Predictive Modeling
Predictive modeling typically takes the form of models that are used to drive better decision-making. They shape the background and develop fact-based recommendations to address “business problems”. These data points and data patterns can identify strengths, weaknesses, opportunities and threats (SWOT). Employing transactional, demographic, historical, text, economic data and statistical modeling (ANOVAs, MANOVAs, Chi-Squares, Pearson’s R, Spearman Rho and regression analysis) enables us to develop multiple factors and predict business outcomes with a high level of statistical relevance, accuracy and business impact.

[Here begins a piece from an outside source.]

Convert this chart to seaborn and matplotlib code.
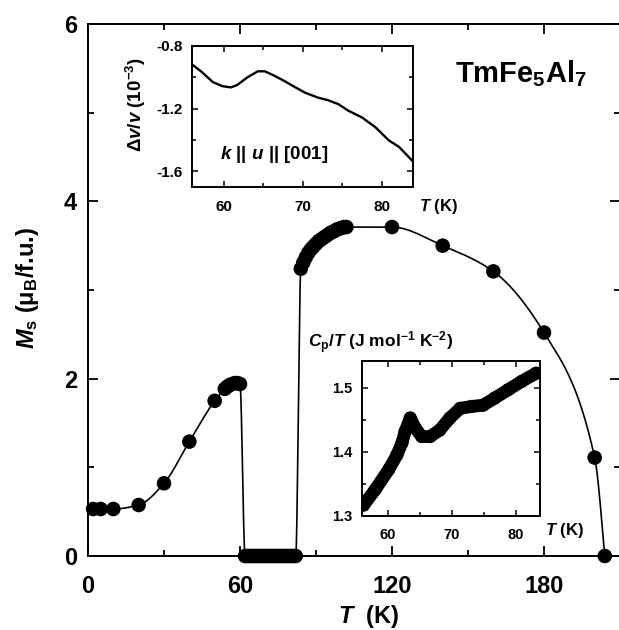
import numpy as np
import pandas as pd
import matplotlib
matplotlib.use("Agg")
import matplotlib.pyplot as plt
import seaborn as sns
from matplotlib.ticker import MultipleLocator, FixedLocator

# ---------------- data ----------------
# Spontaneous moment M_s (mu_B/f.u.) versus temperature T (K)
ms_temp_low = [2, 5, 10, 20, 30, 40, 50, 54, 55, 56, 57, 58, 59, 60]
ms_low = [0.53, 0.53, 0.53, 0.575, 0.82, 1.29, 1.75, 1.885, 1.91, 1.93, 1.94, 1.95, 1.95, 1.94]

ms_temp_zero = [62, 63, 64, 65, 66, 67, 68, 69, 70, 71, 72,
                73, 74, 75, 76, 77, 78, 79, 80, 81, 82]
ms_zero = [0.0] * len(ms_temp_zero)

ms_temp_high = [84, 85, 86, 87, 88, 89, 90, 91, 92, 93, 94, 95, 96, 97, 98,
                99, 100, 101, 102, 120, 140, 160, 180, 200, 204]
ms_high = [3.24, 3.31, 3.37, 3.42, 3.46, 3.49, 3.52, 3.55, 3.57, 3.59, 3.61,
           3.63, 3.65, 3.66, 3.68, 3.69, 3.70, 3.71, 3.71, 3.71, 3.50, 3.21,
           2.52, 1.11, 0.0]

# Sound velocity change dv/v (1e-3), k || u || [001]
dv_temp = [56.0, 57.1, 58.6, 59.8, 60.9, 61.7, 63.0, 64.3, 65.2, 66.5, 67.7,
           69.0, 70.3, 71.9, 73.2, 74.5, 75.8, 77.5, 79.2, 80.9, 82.2, 84.0]
dv_val = [-0.92, -0.962, -1.031, -1.057, -1.065, -1.049, -1.0, -0.962, -0.962,
          -0.993, -1.025, -1.063, -1.099, -1.130, -1.147, -1.172, -1.215,
          -1.257, -1.320, -1.404, -1.446, -1.541]

# Specific heat C_p/T (J mol^-1 K^-2)
cp_temp = [56.2, 58.0, 60.1, 61.4, 62.2, 62.7, 63.5, 64.3, 65.3, 66.6, 68.1,
           69.7, 71.3, 73.1, 74.9, 76.7, 78.8, 80.9, 83.2]
cp_val = [1.317, 1.341, 1.372, 1.395, 1.414, 1.432, 1.453, 1.437, 1.424, 1.424,
          1.434, 1.453, 1.468, 1.471, 1.473, 1.484, 1.497, 1.510, 1.523]


def pchip(x, y, xs):
    """Shape-preserving piecewise cubic through (x, y), evaluated at xs."""
    x = np.asarray(x, float)
    y = np.asarray(y, float)
    h = np.diff(x)
    d = np.diff(y) / h
    n = len(x)
    m = np.zeros(n)
    for k in range(1, n - 1):
        if d[k - 1] * d[k] > 0:
            w1 = 2 * h[k] + h[k - 1]
            w2 = h[k] + 2 * h[k - 1]
            m[k] = (w1 + w2) / (w1 / d[k - 1] + w2 / d[k])

    def end(h0, h1, d0, d1):
        v = ((2 * h0 + h1) * d0 - h0 * d1) / (h0 + h1)
        if np.sign(v) != np.sign(d0):
            v = 0.0
        elif np.sign(d0) != np.sign(d1) and abs(v) > abs(3 * d0):
            v = 3 * d0
        return v

    m[0] = end(h[0], h[1], d[0], d[1])
    m[-1] = end(h[-1], h[-2], d[-1], d[-2])
    idx = np.clip(np.searchsorted(x, xs) - 1, 0, n - 2)
    t = (xs - x[idx]) / h[idx]
    h00 = 2 * t**3 - 3 * t**2 + 1
    h10 = t**3 - 2 * t**2 + t
    h01 = -2 * t**3 + 3 * t**2
    h11 = t**3 - t**2
    return (h00 * y[idx] + h10 * h[idx] * m[idx]
            + h01 * y[idx + 1] + h11 * h[idx] * m[idx + 1])


# ---------------- style ----------------
sns.set_theme(style="ticks")
plt.rcParams.update({
    "font.family": ["Liberation Sans", "DejaVu Sans"],
    "font.weight": "bold",
    "mathtext.fontset": "custom",
    "mathtext.rm": "Liberation Sans:bold",
    "mathtext.it": "Liberation Sans:italic:bold",
    "mathtext.bf": "Liberation Sans:bold",
    "axes.unicode_minus": False,
    "axes.edgecolor": "black",
    "axes.linewidth": 1.4,
    "text.color": "black",
    "axes.labelcolor": "black",
    "xtick.color": "black",
    "ytick.color": "black",
})

fig = plt.figure(figsize=(6.19, 6.30), dpi=100)
ax = fig.add_axes([0.14217, 0.11746, 0.85945, 0.84444])

# guide curve through the measured points
all_T = np.array(ms_temp_low + ms_temp_zero + ms_temp_high, float)
all_M = np.array(ms_low + ms_zero + ms_high, float)
T_fine = np.linspace(all_T[0], all_T[-1], 3000)
T_fine = np.unique(np.concatenate([T_fine, all_T]))
M_fine = pchip(all_T, all_M, T_fine)
sns.lineplot(x=T_fine, y=M_fine, ax=ax, color="black", lw=1.2,
             sort=False, estimator=None, zorder=2)

pts = pd.DataFrame({"T": all_T, "M": all_M})
sns.scatterplot(data=pts, x="T", y="M", ax=ax, color="black", s=110,
                edgecolor="none", linewidth=0, zorder=3, clip_on=False)

ax.set_xlim(0, 210)
ax.set_ylim(0, 6)
ax.xaxis.set_major_locator(MultipleLocator(60))
ax.xaxis.set_minor_locator(MultipleLocator(30))
ax.yaxis.set_major_locator(MultipleLocator(2))
ax.yaxis.set_minor_locator(MultipleLocator(1))
ax.tick_params(which="both", direction="in", top=True, right=True,
               width=1.3, labelsize=17)
ax.tick_params(which="major", length=7.5)
ax.tick_params(which="minor", length=4)
ax.tick_params(axis="x", which="major", pad=14)
ax.tick_params(axis="y", which="major", pad=8)

ax.set_xlabel("$T$  (K)", fontsize=17, fontweight="bold")
ax.xaxis.set_label_coords(0.528, -0.088)
ax.set_ylabel(r"$M_\mathrm{s}$ (μ$_\mathrm{B}$/f.u.)", fontsize=17,
              fontweight="bold")
ax.yaxis.set_label_coords(-0.088, 0.504)

ax.text(0.690, 0.891, r"TmFe$_5$Al$_7$", transform=ax.transAxes,
        fontsize=21, fontweight="bold", ha="left", va="baseline")

# ---------------- inset: sound velocity ----------------
ax1 = fig.add_axes([0.3107, 0.7037, 0.3570, 0.2233])
ax1.set_facecolor("white")
sns.lineplot(x=dv_temp, y=dv_val, ax=ax1, color="black", lw=1.7,
             sort=False, estimator=None)
ax1.set_xlim(56, 84)
ax1.set_ylim(-1.7, -0.8)
ax1.xaxis.set_major_locator(FixedLocator([60, 70, 80]))
ax1.xaxis.set_minor_locator(FixedLocator([65, 75]))
ax1.yaxis.set_major_locator(FixedLocator([-1.6, -1.2, -0.8]))
ax1.yaxis.set_minor_locator(FixedLocator([-1.4, -1.0]))
ax1.tick_params(which="both", direction="in", top=True, right=True,
                width=1.1, labelsize=11)
ax1.tick_params(which="major", length=4.5)
ax1.tick_params(which="minor", length=3)
ax1.tick_params(axis="x", which="major", pad=9.5)
ax1.tick_params(axis="y", which="major", pad=7)
ax1.set_xlabel("$T$ (K)", fontsize=12, fontweight="bold")
ax1.xaxis.set_label_coords(1.112, -0.073)
ax1.set_ylabel(r"$\mathit{\Delta v/v}$ (10$^{-3}$)", fontsize=13.5,
               fontweight="bold")
ax1.yaxis.set_label_coords(-0.2005, 0.581)
ax1.text(0.125, 0.197, "$k$ || $u$ || [001]", transform=ax1.transAxes,
         fontsize=13.5, fontweight="bold", ha="left", va="baseline")

# ---------------- inset: specific heat ----------------
ax2 = fig.add_axes([0.5853, 0.1810, 0.2871, 0.2460])
ax2.set_facecolor("white")
sns.lineplot(x=cp_temp, y=cp_val, ax=ax2, color="black", lw=9.2,
             sort=False, estimator=None, solid_capstyle="round",
             solid_joinstyle="round")
sns.scatterplot(x=cp_temp, y=cp_val, ax=ax2, color="black", s=90,
                edgecolor="none", linewidth=0)
ax2.set_xlim(56, 83.8)
ax2.set_ylim(1.3, 1.542)
ax2.xaxis.set_major_locator(FixedLocator([60, 70, 80]))
ax2.xaxis.set_minor_locator(FixedLocator([65, 75]))
ax2.yaxis.set_major_locator(FixedLocator([1.3, 1.4, 1.5]))
ax2.yaxis.set_minor_locator(FixedLocator([1.35, 1.45]))
ax2.tick_params(which="both", direction="in", top=True, right=True,
                width=1.1, labelsize=10.5)
ax2.tick_params(which="major", length=4.5)
ax2.tick_params(which="minor", length=3)
ax2.tick_params(axis="x", which="major", pad=8.5)
ax2.tick_params(axis="y", which="major", pad=7)
ax2.set_xlabel("")
ax2.set_ylabel("")
ax2.text(1.028, -0.123, "$T$ (K)", transform=ax2.transAxes,
         fontsize=12, fontweight="bold", ha="left", va="baseline")
ax2.text(-0.3056, 1.084, r"$C_\mathrm{p}$/$T$ (J mol$^{-1}$ K$^{-2}$)",
         transform=ax2.transAxes, fontsize=12.5, fontweight="bold",
         ha="left", va="baseline")

for a in (ax, ax1, ax2):
    for s in a.spines.values():
        s.set_visible(True)
        s.set_color("black")
ax.spines["right"].set_visible(False)

fig.savefig("out.png", dpi=100)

Often times, business problems include:
Attracting new profitable customers
Retaining and increasing revenue from existing customers
Transforming non-profitable customers into profitable customers
Avoiding Risks – financial, claims, fraud, collections, litigation and intellectual property compromises
Measure and develop plans/methods to ensure operational efficiency, reduce errors, costs and redundancy to enhance productivity, output and quality
Increase customer and employee satisfaction, loyalty and their ability to provide meaningful feedback
Resource Planning - financial, people, material, knowledge structure and time
Human Resources Management – recruiting, staffing, retention, rewards, development, performance and culture
Predictive Data Analysis includes:
Personal data
Business data
Social network data
Web behavior data
Leadership & Culture
The overall arching umbrella to effectively employing and utilizing predictive models and data analysis is to ensure an appropriate leadership mindset and the development of a metrics driven culture.